REQUIRED WORK: Quote precisely the run of lines opening with the line containing "Give me the" and closing with the line containing "from matplotlib.patches import Polygon", and nothing else.

** Begin DATASET RECORDS **

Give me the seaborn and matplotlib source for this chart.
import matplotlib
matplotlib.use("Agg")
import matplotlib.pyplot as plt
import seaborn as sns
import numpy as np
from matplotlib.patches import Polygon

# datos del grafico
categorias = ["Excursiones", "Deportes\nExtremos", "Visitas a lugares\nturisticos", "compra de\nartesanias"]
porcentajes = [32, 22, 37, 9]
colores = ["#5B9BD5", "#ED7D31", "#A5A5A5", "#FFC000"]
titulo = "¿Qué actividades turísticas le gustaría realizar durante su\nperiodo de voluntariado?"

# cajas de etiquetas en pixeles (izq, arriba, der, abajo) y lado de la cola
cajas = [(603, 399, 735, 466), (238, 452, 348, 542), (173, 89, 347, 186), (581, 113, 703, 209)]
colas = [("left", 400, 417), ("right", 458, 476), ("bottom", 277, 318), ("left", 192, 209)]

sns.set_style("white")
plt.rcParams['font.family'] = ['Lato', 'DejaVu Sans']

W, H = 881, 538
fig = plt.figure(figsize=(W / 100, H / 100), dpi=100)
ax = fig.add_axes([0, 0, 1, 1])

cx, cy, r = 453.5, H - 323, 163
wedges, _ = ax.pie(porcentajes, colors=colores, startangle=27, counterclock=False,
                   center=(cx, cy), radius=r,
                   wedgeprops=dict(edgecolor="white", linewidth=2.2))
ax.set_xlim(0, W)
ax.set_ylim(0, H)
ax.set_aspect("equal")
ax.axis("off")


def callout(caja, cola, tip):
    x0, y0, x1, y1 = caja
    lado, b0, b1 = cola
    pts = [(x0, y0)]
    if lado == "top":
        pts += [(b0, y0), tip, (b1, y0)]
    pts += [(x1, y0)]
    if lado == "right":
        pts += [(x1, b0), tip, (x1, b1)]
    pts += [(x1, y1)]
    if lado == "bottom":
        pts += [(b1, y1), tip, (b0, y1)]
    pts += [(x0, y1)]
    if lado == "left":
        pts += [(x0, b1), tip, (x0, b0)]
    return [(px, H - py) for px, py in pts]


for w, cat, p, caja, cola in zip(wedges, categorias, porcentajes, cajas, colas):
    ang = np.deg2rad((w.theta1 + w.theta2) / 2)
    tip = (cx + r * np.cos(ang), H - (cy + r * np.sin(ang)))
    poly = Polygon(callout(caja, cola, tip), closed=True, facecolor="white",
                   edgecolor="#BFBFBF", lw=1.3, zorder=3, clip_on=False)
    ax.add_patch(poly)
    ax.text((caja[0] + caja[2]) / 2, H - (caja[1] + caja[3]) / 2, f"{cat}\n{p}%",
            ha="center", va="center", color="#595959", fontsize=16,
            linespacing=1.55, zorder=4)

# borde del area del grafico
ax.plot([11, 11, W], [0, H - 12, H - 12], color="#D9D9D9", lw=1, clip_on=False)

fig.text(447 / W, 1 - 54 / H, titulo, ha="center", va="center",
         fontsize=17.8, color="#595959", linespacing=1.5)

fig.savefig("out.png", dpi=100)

** End DATASET RECORDS **
** Begin DATASET RECORDS **

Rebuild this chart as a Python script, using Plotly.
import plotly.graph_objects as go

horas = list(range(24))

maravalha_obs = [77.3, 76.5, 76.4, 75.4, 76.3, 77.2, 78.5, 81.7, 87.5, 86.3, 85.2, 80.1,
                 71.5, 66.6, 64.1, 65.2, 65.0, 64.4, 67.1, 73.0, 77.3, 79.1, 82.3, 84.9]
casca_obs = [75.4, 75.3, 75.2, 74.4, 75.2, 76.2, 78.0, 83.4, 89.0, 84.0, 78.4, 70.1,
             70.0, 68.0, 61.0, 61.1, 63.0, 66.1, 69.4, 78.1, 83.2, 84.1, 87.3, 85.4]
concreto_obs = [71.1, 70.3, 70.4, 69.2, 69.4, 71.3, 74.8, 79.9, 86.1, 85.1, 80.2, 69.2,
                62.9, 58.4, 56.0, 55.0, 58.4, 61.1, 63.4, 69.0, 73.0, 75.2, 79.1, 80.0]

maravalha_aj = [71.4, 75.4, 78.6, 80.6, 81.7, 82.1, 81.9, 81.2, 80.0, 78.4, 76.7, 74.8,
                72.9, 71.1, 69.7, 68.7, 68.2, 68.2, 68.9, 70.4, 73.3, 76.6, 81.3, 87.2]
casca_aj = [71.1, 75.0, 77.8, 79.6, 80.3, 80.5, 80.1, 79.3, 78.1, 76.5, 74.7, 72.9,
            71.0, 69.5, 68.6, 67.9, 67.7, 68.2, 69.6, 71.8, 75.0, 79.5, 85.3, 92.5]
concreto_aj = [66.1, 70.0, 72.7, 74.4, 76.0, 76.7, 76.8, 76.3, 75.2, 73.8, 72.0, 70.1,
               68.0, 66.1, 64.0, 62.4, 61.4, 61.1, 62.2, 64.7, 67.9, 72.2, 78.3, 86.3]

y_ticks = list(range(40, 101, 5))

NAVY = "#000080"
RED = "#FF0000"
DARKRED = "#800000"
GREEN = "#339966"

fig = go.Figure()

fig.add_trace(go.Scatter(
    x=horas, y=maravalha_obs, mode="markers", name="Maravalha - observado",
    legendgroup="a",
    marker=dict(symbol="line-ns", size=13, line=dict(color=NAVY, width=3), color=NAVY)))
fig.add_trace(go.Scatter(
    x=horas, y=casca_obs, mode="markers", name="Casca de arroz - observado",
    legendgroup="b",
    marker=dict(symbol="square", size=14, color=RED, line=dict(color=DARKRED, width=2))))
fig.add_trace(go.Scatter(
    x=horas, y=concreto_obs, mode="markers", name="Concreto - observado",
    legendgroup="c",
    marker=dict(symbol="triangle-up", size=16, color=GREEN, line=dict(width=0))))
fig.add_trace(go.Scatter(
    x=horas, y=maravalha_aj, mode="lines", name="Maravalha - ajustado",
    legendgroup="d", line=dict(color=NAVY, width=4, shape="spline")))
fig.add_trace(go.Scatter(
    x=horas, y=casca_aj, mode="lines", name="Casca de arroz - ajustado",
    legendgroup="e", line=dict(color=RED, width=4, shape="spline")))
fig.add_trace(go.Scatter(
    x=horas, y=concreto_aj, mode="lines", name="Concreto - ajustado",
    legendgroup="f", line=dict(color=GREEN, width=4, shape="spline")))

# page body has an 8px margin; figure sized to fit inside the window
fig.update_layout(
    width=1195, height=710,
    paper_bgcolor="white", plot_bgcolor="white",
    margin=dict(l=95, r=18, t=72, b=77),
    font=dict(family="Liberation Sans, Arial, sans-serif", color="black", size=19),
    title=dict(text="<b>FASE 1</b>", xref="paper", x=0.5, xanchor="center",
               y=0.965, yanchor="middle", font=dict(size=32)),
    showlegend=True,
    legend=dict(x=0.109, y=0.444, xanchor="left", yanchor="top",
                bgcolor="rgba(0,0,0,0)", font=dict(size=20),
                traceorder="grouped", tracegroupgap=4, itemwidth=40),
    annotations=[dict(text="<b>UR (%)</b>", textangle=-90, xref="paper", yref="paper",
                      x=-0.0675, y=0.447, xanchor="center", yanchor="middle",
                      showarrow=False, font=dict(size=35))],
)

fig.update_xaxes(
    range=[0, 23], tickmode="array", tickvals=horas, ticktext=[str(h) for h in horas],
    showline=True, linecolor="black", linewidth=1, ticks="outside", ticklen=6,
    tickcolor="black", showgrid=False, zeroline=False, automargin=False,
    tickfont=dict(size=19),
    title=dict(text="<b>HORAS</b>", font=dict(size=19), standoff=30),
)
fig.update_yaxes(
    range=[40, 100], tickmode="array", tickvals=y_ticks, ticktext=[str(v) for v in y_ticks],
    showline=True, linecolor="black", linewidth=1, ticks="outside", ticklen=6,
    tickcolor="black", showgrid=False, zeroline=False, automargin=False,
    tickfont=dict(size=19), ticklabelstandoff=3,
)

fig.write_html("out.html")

** End DATASET RECORDS **

EXERCISE RESULT:
Give me the seaborn and matplotlib source for this chart.
import matplotlib
matplotlib.use("Agg")
import matplotlib.pyplot as plt
import seaborn as sns
import numpy as np
from matplotlib.patches import Polygon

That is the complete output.